Imagine now that the land you owned and loved that supported you and your family for generations was totally destroyed and then replanted with a vineyard. For at least five years the land would bear no fruit which means you had to have enough savings to pay wages without an income. This highlights that only the extremely wealthy could afford the luxury of digging up a workable farm to replant with vines. Imagine being in near poverty working on this farm. As part of your work agreement you are allowed to plant vegetables in between the vines to feed your family, as long as you pay some of this harvest to your already wealthy property owner. Step into scene, you are hungry and tired, you have been working in the sun, your children are suffering and starving, the small amount of food you are able to grow to feed an undernourished family is taken from you as payment for using the land to grow it, land that once belonged to you. These labourers would have longed for a Messiah to come, to destroy all those who generated wealth at the expense of the peasants, and to overturn the tables of history so that the poor would be rich and the rich, poor. Perhaps you can have sympathy for the violent revolt the desperate tenants resort to, especially if their religious hopes are for a Messiah who would violently destroy the oppressors and support their uprising.
Yet Jesus warns that such an uprising will not be effective and lead to a spiral of violence and not have a happy ending for anyone. The ominous question “Now when the owner of the vineyard comes, what will he do to those tenants?” possibly alludes to the siege of Jerusalem in 70CE, a decisive event where the Roman army destroyed the city and Temple of Jerusalem. Josephus the historian suggests that 1.1 million people were killed in that siege. Aware that such a brutal response to an uprising against Rome was possible, the audience in Matthew’s Gospel reply to Jesus question, “He will put those wretches to a miserable death.”
I suggest that in this parable Jesus is inviting listeners to question for themselves the spiral of violence and its lack of efficacy in overcoming evil. A more nuanced approach is needed, where we are as wise as serpents but as gentle as a dove. Since Jesus does not intend to be the sort of Messiah who will lead a violent uprising against corrupt leadership, many will reject his Messiahship. The unusual messiahship Jesus offers will be a cornerstone for the new community he inaugurates, a new community that adopts the beatitudes as its constitution. To opt for violence instead of the beatitudes means that one will always stumble against the character of the Christ, the cornerstone is, for some, a stumbling stone.
As we allow the parable to interrogate us, unless we are widows, we as wealthy readers examine the extent to which our lifestyle rests on the exploitation of others, like the wealthy landowner in the text. Is it possible to imagine a new future that subverts the imbalance of the rich being too rich at the expense of the poor who are made poorer?
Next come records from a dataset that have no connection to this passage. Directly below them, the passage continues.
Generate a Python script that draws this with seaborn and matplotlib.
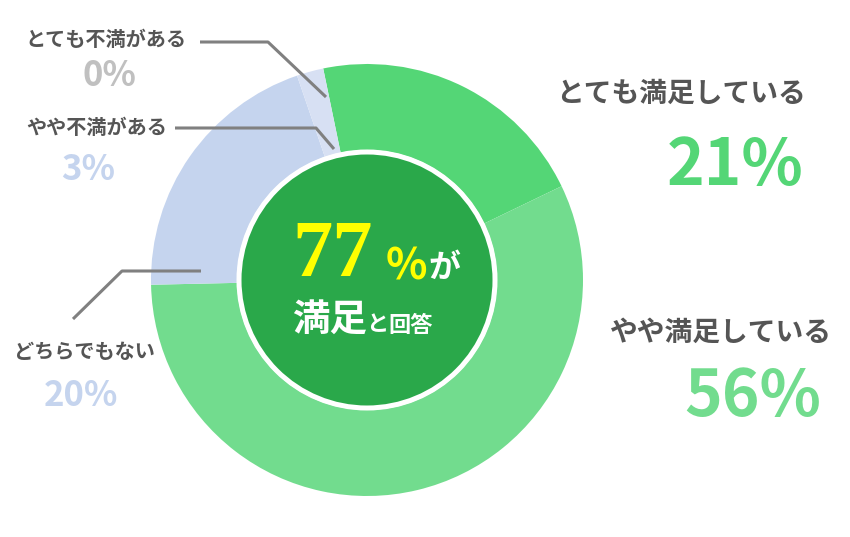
import matplotlib
matplotlib.use("Agg")
import matplotlib.pyplot as plt
import seaborn as sns
from matplotlib.patches import Circle

# Survey answers, clockwise from the top-right
categories = ['とても満足している', 'やや満足している', 'どちらでもない', 'やや不満がある', 'とても不満がある']
shares = [21.1, 56.8, 20.1, 2.0, 0.0]  # drawn slice sizes
pct_labels = ['21%', '56%', '20%', '3%', '0%']
slice_colors = ['#54d676', '#72dc8e', '#c5d4ee', '#d7e0f3', '#c0c0c0']
pct_colors = ['#54d676', '#72dc8e', '#c5d4ee', '#c5d4ee', '#c0c0c0']
satisfied_total = '77'

W, H = 850, 537
CX, CY = 367, 280      # donut centre in pixels (from top)
R_OUT, R_IN = 216, 130

TEXT_GREY = '#555555'
LINE_GREY = '#808080'
DARK_GREEN = '#2aa84a'


def Y(py):
    # pixel row from the top -> data y
    return H - py


sns.set_theme(style="white")
plt.rcParams['font.family'] = ['Noto Sans CJK JP', 'DejaVu Sans']

fig = plt.figure(figsize=(W / 100, H / 100), dpi=100)
ax = fig.add_axes([0, 0, 1, 1])

ax.pie(shares, colors=slice_colors, startangle=90 + 11.7, counterclock=False,
       radius=R_OUT, center=(CX, Y(CY)),
       wedgeprops=dict(width=R_OUT - R_IN, edgecolor='none', linewidth=0))

ax.add_patch(Circle((CX, Y(CY)), 128, facecolor=DARK_GREEN, edgecolor='white',
                    linewidth=3.6, zorder=3))

ax.set_xlim(0, W)
ax.set_ylim(0, H)
ax.set_aspect('equal')
ax.axis('off')

# centre text
ax.text(373, Y(256), satisfied_total, ha='right', va='center', color='#ffff00',
        fontsize=58, fontweight='bold', family=['Liberation Serif', 'DejaVu Serif'], zorder=4)
ax.text(406, Y(266), '%', ha='center', va='center', color='#ffff00',
        fontsize=31, fontweight='bold', zorder=4)
ax.text(444, Y(268), 'が', ha='center', va='center', color='white',
        fontsize=23, fontweight='bold', zorder=4)
ax.text(330, Y(319), '満足', ha='center', va='center', color='white',
        fontsize=27, fontweight='bold', zorder=4)
ax.text(377, Y(325), 'と', ha='center', va='center', color='white',
        fontsize=16, fontweight='bold', zorder=4)
ax.text(411, Y(326), '回答', ha='center', va='center', color='white',
        fontsize=16, fontweight='bold', zorder=4)

# label positions (centre of name, centre of percentage)
name_pos = [(681, 94), (721, 333), (84, 351), (97, 127), (106, 39)]
pct_pos = [(735, 166), (753, 397), (81, 396), (88, 170), (109, 75)]
name_size = [20, 20, 14.5, 14.5, 14.5]
pct_size = [46, 46, 25, 25, 25]

for i, name in enumerate(categories):
    nx, ny = name_pos[i]
    px, py = pct_pos[i]
    ax.text(nx, Y(ny), name, ha='center', va='center', color=TEXT_GREY,
            fontsize=name_size[i], fontweight='bold')
    ax.text(px, Y(py), pct_labels[i], ha='center', va='center', color=pct_colors[i],
            fontsize=pct_size[i], fontweight='bold')

# leader lines
leaders = [
    [(200, 42), (268, 42), (326, 97)],
    [(175, 128), (316, 128), (334, 149)],
    [(201, 271), (122, 271), (73, 319)],
]
for pts in leaders:
    ax.plot([p[0] for p in pts], [Y(p[1]) for p in pts], color=LINE_GREY,
            linewidth=2.2, solid_capstyle='butt', zorder=5)

fig.savefig('out.png', dpi=100, facecolor='white')
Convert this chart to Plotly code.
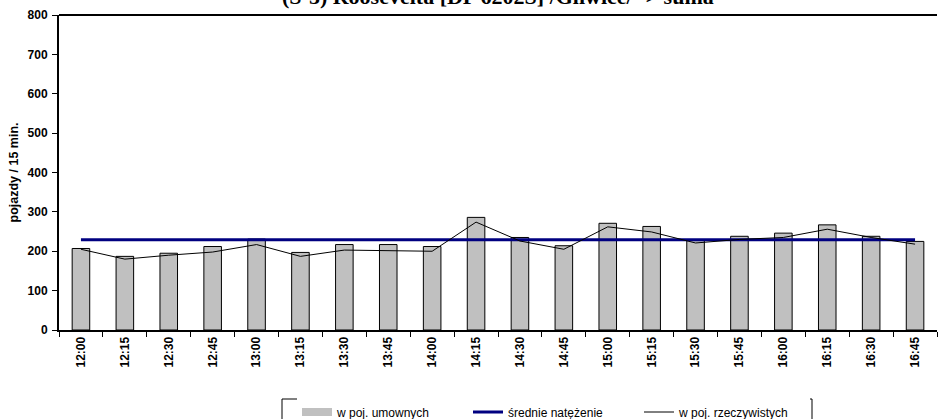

I suggest a new future is possible. St Francis of Assisi is a living parable of how the spiral of violence described in Matthew’s Gospel can be undone. After Jesus, St Francis has had the greatest impact on human history. He is credited with the non-violent destruction of the feudal system of Europe, a feudal system which is summarised in Matthew’s parable in 21.33-46. In Matthew’s parable, the wealthy landowner sends his son to collect the “taxes”. St Francis was the son of such a rich noble, however instead of perpetuating his father’s wealth, Francis rejected the lifestyle completely. He lived a life of solidarity with the poor and sick. St Francis not only rewrites the parable, by refusing to be an agent of destruction on behalf of his wealthy patriarch, he also heals the spiral of violence destroying the marginalised and the earth.
As a hero of the faith St Francis empowers us with a creation spirituality that heals a spiral of violence. Compare and contrast is perhaps not the best way to highlight the example St Francis offers us, but this method summarises his impact below:
1. While we may have been taught that we are born in original sin, in contrast creation spirituality celebrates that we are as an original blessing, blessed to be a blessing to others.
2. While we may have been taught that the nature of humans is that they are sinners, in contrast creation spirituality celebrates that we the baptised are the anointed kings and queens of the new creations.
3. While we may believe in a divided world, in contrast creation spirituality teaches the interconnectedness of all things; rich and poor, humans and animals, animate and inanimate are linked together as interdependent siblings. It is because the world is enjoyed as an undivided whole that St Francis sings a hymn to sister moon and brother sun.
4. While we may see the world in dualistic terms and define some areas as secular and others sacred, in contrast St Francis teaches the divine permeates all things. Creation spirituality notes that all things pulsate with God’s breath, God’s energy.
Similarly, since the world vibrates with the energy of Christ, the universe itself is the body of Christ and the Risen Lord Jesus is worshipped as the Cosmic Christ present in all that is.